* Start EXERCISE INPUT *

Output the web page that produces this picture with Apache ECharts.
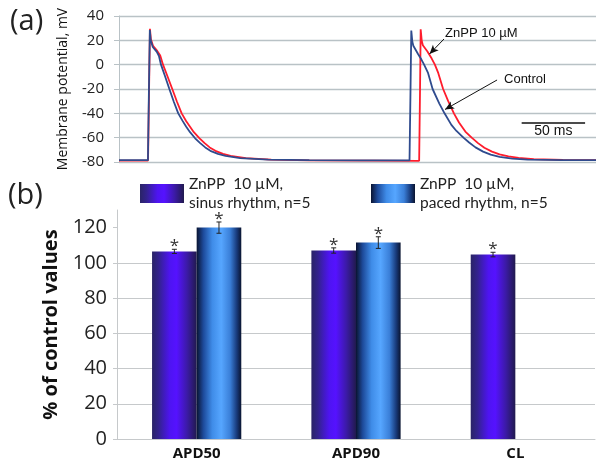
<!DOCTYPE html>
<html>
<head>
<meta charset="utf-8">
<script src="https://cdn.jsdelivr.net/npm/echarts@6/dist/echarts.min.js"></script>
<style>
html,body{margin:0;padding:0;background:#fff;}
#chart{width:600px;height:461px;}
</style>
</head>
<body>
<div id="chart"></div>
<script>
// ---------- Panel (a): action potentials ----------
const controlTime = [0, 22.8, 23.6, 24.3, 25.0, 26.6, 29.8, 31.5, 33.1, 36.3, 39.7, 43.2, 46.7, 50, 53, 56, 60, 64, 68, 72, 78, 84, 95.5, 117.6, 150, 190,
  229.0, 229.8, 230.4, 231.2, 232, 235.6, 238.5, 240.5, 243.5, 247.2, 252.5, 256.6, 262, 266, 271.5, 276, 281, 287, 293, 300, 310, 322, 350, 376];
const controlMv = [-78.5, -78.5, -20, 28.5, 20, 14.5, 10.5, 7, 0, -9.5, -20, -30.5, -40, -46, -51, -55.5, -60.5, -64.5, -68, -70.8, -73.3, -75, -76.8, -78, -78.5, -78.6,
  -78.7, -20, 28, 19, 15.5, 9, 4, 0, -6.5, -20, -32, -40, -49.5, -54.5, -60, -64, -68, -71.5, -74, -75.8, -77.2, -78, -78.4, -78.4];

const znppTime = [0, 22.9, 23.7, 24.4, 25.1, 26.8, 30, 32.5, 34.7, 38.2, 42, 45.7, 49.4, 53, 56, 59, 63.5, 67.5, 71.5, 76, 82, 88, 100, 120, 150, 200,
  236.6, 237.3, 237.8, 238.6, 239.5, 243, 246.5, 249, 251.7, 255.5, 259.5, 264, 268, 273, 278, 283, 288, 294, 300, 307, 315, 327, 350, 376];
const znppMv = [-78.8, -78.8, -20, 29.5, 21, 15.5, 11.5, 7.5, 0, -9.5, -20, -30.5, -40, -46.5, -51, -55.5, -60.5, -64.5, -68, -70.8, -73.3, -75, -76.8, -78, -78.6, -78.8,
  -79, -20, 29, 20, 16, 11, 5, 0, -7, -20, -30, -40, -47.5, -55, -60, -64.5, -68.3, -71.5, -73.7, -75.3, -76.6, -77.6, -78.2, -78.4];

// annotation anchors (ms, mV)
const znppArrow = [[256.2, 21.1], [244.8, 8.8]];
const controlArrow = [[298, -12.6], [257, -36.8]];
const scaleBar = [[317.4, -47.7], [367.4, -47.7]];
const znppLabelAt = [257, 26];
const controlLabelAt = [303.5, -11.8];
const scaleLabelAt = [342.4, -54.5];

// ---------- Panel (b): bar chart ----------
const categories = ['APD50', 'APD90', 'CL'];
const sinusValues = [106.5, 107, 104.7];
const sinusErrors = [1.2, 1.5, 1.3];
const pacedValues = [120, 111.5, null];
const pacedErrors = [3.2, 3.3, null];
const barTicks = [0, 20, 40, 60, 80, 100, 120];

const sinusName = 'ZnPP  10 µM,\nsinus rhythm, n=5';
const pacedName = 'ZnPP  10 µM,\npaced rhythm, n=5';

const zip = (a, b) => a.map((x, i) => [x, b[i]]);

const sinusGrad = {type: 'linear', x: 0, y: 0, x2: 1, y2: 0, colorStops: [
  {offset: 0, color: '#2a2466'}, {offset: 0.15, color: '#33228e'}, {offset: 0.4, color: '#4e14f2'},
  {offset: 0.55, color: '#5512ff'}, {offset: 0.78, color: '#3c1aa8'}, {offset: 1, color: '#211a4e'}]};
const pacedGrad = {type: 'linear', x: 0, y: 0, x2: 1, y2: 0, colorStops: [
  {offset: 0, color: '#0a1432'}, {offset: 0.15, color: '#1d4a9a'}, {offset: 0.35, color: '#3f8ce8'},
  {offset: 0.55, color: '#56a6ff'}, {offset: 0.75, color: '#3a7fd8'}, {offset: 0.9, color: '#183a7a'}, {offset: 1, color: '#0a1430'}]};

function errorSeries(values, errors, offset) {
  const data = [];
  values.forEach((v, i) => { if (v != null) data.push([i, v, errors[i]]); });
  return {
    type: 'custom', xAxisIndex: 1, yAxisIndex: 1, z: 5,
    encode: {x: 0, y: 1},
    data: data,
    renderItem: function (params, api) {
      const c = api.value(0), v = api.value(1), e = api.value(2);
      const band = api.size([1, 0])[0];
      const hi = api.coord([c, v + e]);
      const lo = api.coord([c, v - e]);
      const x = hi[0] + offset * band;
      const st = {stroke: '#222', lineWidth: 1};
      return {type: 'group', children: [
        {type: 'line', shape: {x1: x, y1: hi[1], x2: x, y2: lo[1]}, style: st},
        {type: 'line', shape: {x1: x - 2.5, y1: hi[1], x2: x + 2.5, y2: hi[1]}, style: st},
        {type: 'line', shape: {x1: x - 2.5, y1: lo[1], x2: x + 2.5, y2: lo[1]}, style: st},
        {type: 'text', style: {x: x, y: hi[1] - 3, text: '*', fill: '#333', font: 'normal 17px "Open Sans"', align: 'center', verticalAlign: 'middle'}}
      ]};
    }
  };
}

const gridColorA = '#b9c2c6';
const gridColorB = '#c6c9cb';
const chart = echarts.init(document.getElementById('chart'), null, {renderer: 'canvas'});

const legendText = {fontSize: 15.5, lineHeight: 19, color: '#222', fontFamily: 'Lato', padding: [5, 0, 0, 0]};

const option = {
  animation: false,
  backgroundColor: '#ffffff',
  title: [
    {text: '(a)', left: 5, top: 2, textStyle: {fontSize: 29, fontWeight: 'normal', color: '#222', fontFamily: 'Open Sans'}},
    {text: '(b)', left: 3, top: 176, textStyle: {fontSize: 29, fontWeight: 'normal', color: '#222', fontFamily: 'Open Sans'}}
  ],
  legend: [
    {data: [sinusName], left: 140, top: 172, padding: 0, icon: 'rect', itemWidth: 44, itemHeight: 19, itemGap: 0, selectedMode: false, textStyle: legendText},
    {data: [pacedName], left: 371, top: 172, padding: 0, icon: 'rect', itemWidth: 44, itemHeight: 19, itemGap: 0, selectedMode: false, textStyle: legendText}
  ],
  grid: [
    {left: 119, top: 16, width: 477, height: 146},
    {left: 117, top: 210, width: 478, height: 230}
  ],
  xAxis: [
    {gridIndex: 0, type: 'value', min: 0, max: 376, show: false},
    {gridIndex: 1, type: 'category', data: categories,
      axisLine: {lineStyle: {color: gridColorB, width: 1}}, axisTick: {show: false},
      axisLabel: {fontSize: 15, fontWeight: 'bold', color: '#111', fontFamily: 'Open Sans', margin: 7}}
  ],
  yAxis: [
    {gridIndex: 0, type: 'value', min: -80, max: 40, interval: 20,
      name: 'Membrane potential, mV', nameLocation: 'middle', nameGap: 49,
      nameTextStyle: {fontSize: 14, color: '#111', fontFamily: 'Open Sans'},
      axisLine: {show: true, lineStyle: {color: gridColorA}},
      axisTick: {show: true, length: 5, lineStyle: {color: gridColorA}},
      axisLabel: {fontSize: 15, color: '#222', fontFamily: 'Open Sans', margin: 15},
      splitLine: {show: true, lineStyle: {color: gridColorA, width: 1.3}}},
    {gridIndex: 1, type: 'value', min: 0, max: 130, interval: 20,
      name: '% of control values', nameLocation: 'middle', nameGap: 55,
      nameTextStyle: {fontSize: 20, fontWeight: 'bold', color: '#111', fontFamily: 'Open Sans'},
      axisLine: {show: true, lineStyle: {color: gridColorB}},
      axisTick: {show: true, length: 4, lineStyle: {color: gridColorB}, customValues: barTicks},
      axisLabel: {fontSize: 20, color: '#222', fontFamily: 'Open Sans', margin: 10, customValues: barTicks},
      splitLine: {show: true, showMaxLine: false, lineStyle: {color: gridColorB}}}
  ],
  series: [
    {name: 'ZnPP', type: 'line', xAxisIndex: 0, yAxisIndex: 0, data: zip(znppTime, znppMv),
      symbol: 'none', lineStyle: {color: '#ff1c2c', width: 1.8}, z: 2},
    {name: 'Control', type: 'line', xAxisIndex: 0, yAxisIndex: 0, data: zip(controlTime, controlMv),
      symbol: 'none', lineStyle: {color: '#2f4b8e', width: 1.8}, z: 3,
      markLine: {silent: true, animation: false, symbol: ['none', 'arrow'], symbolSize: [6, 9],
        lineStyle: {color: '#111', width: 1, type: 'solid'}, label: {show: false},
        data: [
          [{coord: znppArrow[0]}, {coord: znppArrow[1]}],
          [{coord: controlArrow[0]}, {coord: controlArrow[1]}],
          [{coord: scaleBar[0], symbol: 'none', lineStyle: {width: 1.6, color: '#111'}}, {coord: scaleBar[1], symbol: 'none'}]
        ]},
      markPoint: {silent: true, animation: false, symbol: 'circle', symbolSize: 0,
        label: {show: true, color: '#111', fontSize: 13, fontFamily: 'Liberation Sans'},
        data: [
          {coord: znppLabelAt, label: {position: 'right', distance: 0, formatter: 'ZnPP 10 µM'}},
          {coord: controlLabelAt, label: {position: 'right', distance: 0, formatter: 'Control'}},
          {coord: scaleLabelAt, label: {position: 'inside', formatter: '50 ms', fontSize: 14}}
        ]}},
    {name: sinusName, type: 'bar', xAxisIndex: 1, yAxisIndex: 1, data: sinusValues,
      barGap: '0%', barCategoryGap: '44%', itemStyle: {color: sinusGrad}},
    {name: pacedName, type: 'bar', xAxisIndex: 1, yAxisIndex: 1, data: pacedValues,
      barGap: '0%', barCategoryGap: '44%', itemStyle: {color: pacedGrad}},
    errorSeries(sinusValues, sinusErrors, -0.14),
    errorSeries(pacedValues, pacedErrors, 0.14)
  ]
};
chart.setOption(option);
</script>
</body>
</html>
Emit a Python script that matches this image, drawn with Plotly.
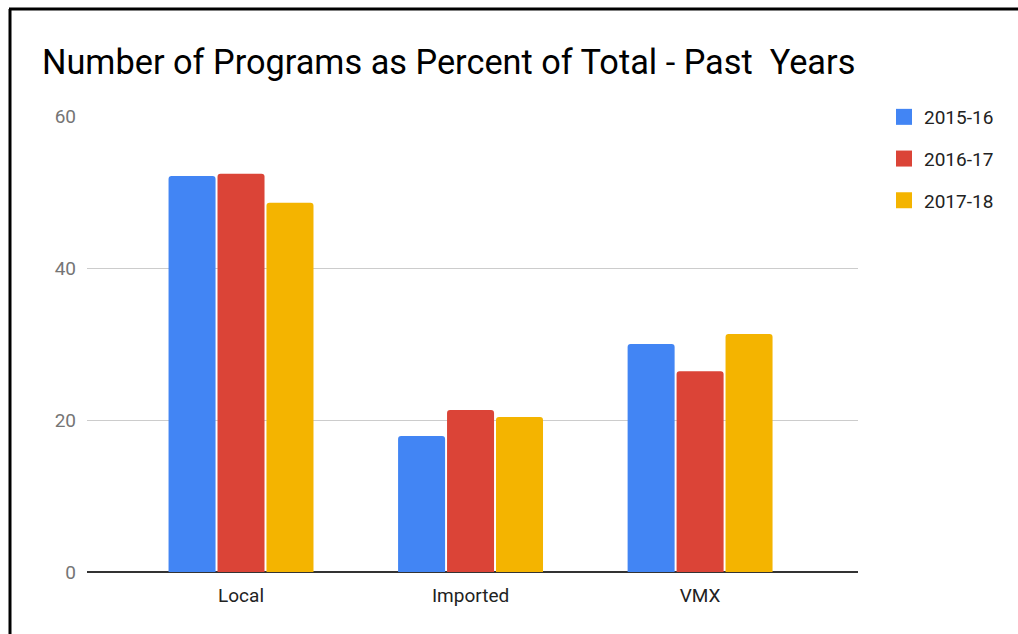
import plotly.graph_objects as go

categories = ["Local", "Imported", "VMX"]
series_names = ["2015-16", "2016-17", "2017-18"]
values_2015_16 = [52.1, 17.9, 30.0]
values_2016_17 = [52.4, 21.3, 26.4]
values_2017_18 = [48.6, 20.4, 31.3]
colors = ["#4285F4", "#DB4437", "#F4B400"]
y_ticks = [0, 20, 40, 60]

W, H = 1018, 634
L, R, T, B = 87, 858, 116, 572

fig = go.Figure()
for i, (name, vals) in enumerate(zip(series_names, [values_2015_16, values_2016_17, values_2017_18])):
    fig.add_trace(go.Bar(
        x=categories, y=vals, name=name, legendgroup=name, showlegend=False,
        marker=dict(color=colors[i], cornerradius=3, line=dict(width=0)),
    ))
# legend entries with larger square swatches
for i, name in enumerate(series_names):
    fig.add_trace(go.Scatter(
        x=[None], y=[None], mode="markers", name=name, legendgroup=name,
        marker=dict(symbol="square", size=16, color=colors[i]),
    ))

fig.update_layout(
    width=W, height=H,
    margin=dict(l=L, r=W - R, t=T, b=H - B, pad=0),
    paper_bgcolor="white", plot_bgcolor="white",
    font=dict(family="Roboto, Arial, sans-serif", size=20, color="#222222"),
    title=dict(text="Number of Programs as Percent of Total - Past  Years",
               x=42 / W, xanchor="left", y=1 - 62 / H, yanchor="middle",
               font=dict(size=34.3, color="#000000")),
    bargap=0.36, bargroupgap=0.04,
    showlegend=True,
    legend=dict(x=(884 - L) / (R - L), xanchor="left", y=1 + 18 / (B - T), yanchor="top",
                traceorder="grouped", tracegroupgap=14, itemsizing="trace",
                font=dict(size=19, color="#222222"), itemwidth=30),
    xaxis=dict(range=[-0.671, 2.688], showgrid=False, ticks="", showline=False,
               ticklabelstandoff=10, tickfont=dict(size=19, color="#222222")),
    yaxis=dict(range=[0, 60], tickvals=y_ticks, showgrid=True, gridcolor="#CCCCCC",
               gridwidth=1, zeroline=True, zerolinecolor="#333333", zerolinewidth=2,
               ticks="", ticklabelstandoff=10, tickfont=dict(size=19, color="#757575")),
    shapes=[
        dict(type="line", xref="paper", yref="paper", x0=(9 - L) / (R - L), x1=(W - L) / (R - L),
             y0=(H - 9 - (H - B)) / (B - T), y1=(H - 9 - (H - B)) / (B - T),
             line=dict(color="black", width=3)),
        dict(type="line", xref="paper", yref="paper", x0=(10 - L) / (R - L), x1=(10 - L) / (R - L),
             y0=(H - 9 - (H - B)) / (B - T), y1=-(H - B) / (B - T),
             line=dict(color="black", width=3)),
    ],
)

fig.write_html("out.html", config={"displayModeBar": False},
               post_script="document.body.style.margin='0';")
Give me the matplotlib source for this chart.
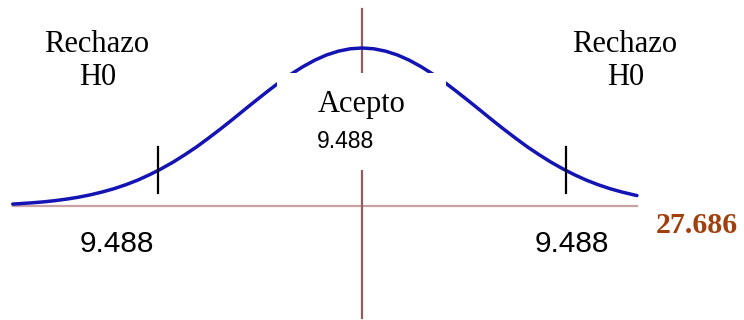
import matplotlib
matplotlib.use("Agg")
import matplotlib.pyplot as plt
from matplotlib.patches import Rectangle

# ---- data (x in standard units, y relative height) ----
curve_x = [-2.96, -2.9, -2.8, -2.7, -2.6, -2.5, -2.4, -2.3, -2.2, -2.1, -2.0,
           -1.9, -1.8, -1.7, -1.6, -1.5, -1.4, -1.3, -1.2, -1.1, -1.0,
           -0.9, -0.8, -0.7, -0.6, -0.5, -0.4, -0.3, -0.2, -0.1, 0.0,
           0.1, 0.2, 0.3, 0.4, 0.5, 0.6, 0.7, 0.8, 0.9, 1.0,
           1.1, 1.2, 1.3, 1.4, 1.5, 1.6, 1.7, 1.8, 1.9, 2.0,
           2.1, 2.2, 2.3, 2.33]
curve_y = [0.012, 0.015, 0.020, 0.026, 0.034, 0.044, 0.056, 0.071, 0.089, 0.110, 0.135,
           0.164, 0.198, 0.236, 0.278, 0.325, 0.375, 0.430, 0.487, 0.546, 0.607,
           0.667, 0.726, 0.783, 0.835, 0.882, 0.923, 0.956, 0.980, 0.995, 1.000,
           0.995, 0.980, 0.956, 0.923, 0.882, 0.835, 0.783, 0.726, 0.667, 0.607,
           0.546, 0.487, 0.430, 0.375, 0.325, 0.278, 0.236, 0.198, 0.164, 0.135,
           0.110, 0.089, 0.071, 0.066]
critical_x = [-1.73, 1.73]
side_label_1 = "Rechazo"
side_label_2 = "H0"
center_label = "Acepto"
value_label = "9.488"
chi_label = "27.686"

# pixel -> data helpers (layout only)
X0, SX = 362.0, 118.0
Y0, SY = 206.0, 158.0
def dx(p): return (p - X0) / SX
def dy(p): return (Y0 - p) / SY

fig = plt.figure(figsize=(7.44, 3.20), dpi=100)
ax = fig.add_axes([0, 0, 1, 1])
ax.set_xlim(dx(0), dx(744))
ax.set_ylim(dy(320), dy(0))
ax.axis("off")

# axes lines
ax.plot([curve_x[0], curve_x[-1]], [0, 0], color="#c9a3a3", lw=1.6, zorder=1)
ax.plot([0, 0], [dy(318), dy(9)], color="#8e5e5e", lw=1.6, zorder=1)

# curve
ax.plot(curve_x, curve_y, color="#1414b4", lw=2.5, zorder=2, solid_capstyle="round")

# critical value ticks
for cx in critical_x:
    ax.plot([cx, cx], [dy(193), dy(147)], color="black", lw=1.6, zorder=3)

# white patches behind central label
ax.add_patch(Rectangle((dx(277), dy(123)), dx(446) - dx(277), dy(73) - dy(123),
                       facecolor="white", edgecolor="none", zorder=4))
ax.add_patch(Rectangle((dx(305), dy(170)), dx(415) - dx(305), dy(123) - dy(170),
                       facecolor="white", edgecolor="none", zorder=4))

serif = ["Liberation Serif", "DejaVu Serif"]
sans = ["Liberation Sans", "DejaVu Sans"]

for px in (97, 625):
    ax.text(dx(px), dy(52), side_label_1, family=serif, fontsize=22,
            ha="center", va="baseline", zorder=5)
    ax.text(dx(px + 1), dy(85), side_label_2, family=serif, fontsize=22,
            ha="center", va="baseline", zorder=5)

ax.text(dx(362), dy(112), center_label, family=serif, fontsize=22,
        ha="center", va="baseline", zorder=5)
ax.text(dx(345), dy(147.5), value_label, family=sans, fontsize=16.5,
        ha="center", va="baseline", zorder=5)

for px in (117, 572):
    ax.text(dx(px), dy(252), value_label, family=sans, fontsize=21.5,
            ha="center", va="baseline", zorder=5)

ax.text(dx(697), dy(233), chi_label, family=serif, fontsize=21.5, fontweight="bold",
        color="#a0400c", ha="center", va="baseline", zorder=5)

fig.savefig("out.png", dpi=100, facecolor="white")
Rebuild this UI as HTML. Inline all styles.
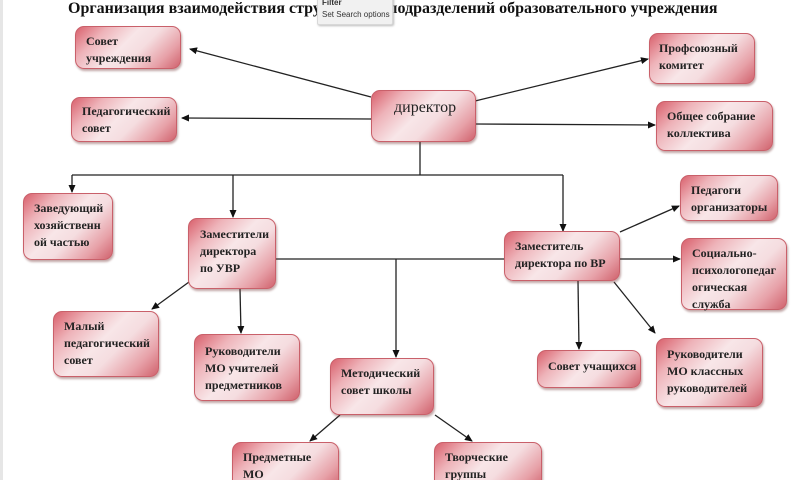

* End EXERCISE INPUT *

### TASK STATEMENT
Only the lines from the one holding "Emit a Python" to the one holding "import plotly.graph_objects as go" should be returned, both included and exactly as written, with no pictures.

### FINAL RESULT
Emit a Python script that matches this image, drawn with Plotly.
import plotly.graph_objects as go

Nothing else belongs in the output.